Seasonings & Garnish

  • 1 tsp dried oregano
  • ½ tsp crushed red pepper flakes
  • Salt and freshly ground black pepper, to taste
  • 2 tbsp fresh basil, chopped

These ingredients work together to recreate the layered depth of traditional lasagna in a compact, handheld form. The turkey absorbs the tomato‑wine sauce, while the ricotta adds a silky texture that balances the acidity. Mozzarella stretches into gooey strings, and Parmesan lends a salty bite that finishes each mouthful. Fresh basil brightens the final dish, making each bite feel both comforting and fresh.

Step-by-Step Instructions

Preparing the Peppers

Preheat your oven to 400°F (200°C). Slice each bell pepper in half lengthwise, remove the stem, seeds, and membranes, then place the halves cut‑side up on a parchment‑lined sheet pan. Drizzle lightly with olive oil, season with a pinch of salt, and roast for 12‑15 minutes until the flesh is just tender but still holds its shape. This brief roast softens the pepper while preserving enough firmness to act as a boat.

Cooking the Meat Sauce

  1. Brown the turkey. Heat 1 tbsp olive oil in a large skillet over medium‑high heat. Add the ground turkey, breaking it up with a wooden spoon, and cook 5‑6 minutes until no longer pink. Browning develops flavor through the Maillard reaction.
  2. Build the sauce. Reduce heat to medium, stir in minced garlic and cook 30 seconds until fragrant. Add marinara, red wine (if using), oregano, red pepper flakes, salt, and pepper. Simmer 8‑10 minutes, allowing the sauce to thicken and the alcohol to evaporate, concentrating the taste.
  3. Combine cheese. Remove the skillet from heat and fold in ricotta, half of the mozzarella, and half of the Parmesan. The residual heat gently melts the cheeses, creating a creamy binding layer for the lasagna filling.

Assembling the Boats

Spoon a generous tablespoon of the meat‑cheese mixture into the center of each roasted pepper half, spreading it to the edges. Top each with a thin layer of additional marinara, then sprinkle the remaining mozzarella and Parmesan over the surface. The cheese will melt and form a golden crust that seals the filling inside.

Baking to Perfection

Return the pan to the oven and bake for 12‑15 minutes, or until the cheese is bubbling and lightly browned. If you prefer extra color, switch to broil for the last 2 minutes—watch closely to avoid burning. Remove, let rest 3 minutes, then garnish with fresh basil before serving.

Tips & Tricks

Perfecting the Recipe

Roast Just Enough. Keep the pepper roasting time short—12 minutes is ideal. Over‑roasting makes the boat floppy and prone to breaking when filled.

Dry the Turkey. After browning, drain excess liquid before adding the sauce. Too much moisture prevents the cheese from setting properly.

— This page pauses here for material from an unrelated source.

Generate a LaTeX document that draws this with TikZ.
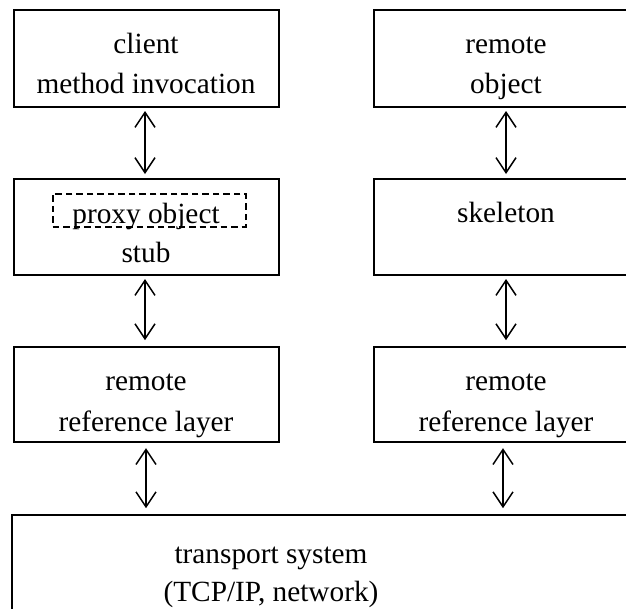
\documentclass[tikz,border=0pt]{standalone}
\usepackage{fontspec}
\setmainfont{Liberation Serif}
\usetikzlibrary{arrows.meta}
\begin{document}
\begin{tikzpicture}[x=1pt,y=-1pt,
  box/.style={draw,line width=2pt,inner sep=0pt},
  lbl/.style={anchor=base,inner sep=0pt,font=\fontsize{29.3}{35}\selectfont},
  arr/.style={{Straight Barb[length=15pt,width=20pt]}-{Straight Barb[length=15pt,width=20pt]},line width=1.5pt},
  dashbox/.style={draw,line width=1.6pt,dash pattern=on 6.5pt off 4pt,inner sep=0pt}]
\useasboundingbox (0,0) rectangle (626,608);
\clip (0,0) rectangle (626,608);
% left column boxes
\node[box,minimum width=264.5pt,minimum height=96.5pt] (client) at (146.25,58.25) {};
\node[box,minimum width=264.5pt,minimum height=96pt] (stub) at (146.25,226.5) {};
\node[box,minimum width=264.5pt,minimum height=95.5pt] (rrlL) at (146.25,394.4) {};
% right column boxes (cut off at the right edge)
\node[box,minimum width=266pt,minimum height=96.5pt] (remobj) at (507,58.25) {};
\node[box,minimum width=266pt,minimum height=96pt] (skel) at (507,226.5) {};
\node[box,minimum width=266pt,minimum height=95.5pt] (rrlR) at (507,394.4) {};
% transport system (cut off at the bottom and right)
\node[box,minimum width=628pt,minimum height=125.3pt] (trans) at (326,577.35) {};
% dashed proxy object frame
\node[dashbox,minimum width=193pt,minimum height=32.7pt] (proxy) at (149.2,210.35) {};
% texts
\node[lbl] (t1a) at (146,53) {client};
\node[lbl] (t1b) at (146,93) {method invocation};
\node[lbl] (t2a) at (146,223) {proxy object};
\node[lbl] (t2b) at (146,262) {stub};
\node[lbl] (t3a) at (146,390) {remote};
\node[lbl] (t3b) at (146,431) {reference layer};
\node[lbl] (r1a) at (506,53) {remote};
\node[lbl] (r1b) at (506,93) {object};
\node[lbl] (r2a) at (506,222) {skeleton};
\node[lbl] (r3a) at (506,390) {remote};
\node[lbl] (r3b) at (506,431) {reference layer};
\node[lbl] (ba) at (271,563) {transport system};
\node[lbl] (bb) at (271,601) {(TCP/IP, network)};
% connectors
\draw[arr] ([xshift=-1.25pt,yshift=-3.5pt]client.south) -- ([xshift=-1.25pt,yshift=3.5pt]stub.north);
\draw[arr] ([xshift=-1.25pt,yshift=-3.5pt]stub.south) -- ([xshift=-1.25pt,yshift=5.5pt]rrlL.north);
\draw[arr] ([xshift=-0.25pt,yshift=-5pt]rrlL.south) -- ([xshift=-0.25pt,yshift=5.5pt]trans.north -| rrlL.south);
\draw[arr] ([xshift=-1pt,yshift=-3.5pt]remobj.south) -- ([xshift=-1pt,yshift=3.5pt]skel.north);
\draw[arr] ([xshift=-1pt,yshift=-3.5pt]skel.south) -- ([xshift=-1pt,yshift=5.5pt]rrlR.north);
\draw[arr] ([xshift=-4pt,yshift=-5pt]rrlR.south) -- ([xshift=-4pt,yshift=5.5pt]trans.north -| rrlR.south);
\end{tikzpicture}
\end{document}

Even Cheese Distribution. Mix half the mozzarella into the filling and reserve the rest for topping. This ensures each bite has a creamy interior and a bubbly exterior.

Flavor Enhancements

Add a splash of balsamic reduction just before serving for a sweet‑tart contrast. A pinch of smoked paprika in the meat sauce gives a subtle smoky depth, while a handful of toasted pine nuts sprinkled on top adds crunch.

Common Mistakes to Avoid

Skipping the resting period after baking causes the filling to spill out when you cut into the boat. Also, avoid overcrowding the sheet pan; give each pepper space to allow even heat circulation.

Pro Tips

Use a Meat Thermometer. Aim for an internal temperature of 165°F (74°C) to guarantee safe doneness without overcooking.

Prep Ahead. Roast the peppers and prepare the sauce the night before; store each component separately and assemble just before baking.

Finish with Fresh Herbs. Add basil or parsley at the very end to preserve their bright flavor and vibrant color.

Variations

Ingredient Swaps

Replace ground turkey with Italian sausage, ground beef, or crumbled tempeh for a vegetarian twist. Swap mozzarella for provolone or smoked gouda for a richer flavor. If you love extra veggies, fold in sautéed spinach, mushrooms, or roasted zucchini into the cheese mixture.

Dietary Adjustments

For gluten‑free diners, ensure the marinara is certified gluten‑free and use a gluten‑free breadcrumb topping (optional). To make it dairy‑free, substitute ricotta with a plant‑based cream cheese and use dairy‑free mozzarella. Keto lovers can skip the breadcrumbs and serve the boats over cauliflower rice.

Serving Suggestions

Pair the boats with a light arugula salad dressed in lemon vinaigrette, or serve alongside warm crusty sourdough for extra soak‑up power. A side of fresh fruit salad brightens the brunch spread, while a sparkling citrus mocktail complements the richness.

Storage Info

Leftover Storage

Allow the boats to cool completely, then place them in a single layer inside an airtight container. Refrigerate for up to 3 days. For longer storage, wrap each boat tightly in plastic wrap, then foil, and freeze for up to 2 months. Proper sealing prevents freezer burn and keeps the cheese from drying out.

Reheating Instructions

Reheat frozen or refrigerated boats in a 350°F (175°C) oven, covered with foil, for 15‑20 minutes until hot throughout. Remove the foil for the last 3 minutes to re‑crisp the cheese. In a microwave, heat on medium power for 1‑2 minutes, adding a splash of broth to keep the filling moist.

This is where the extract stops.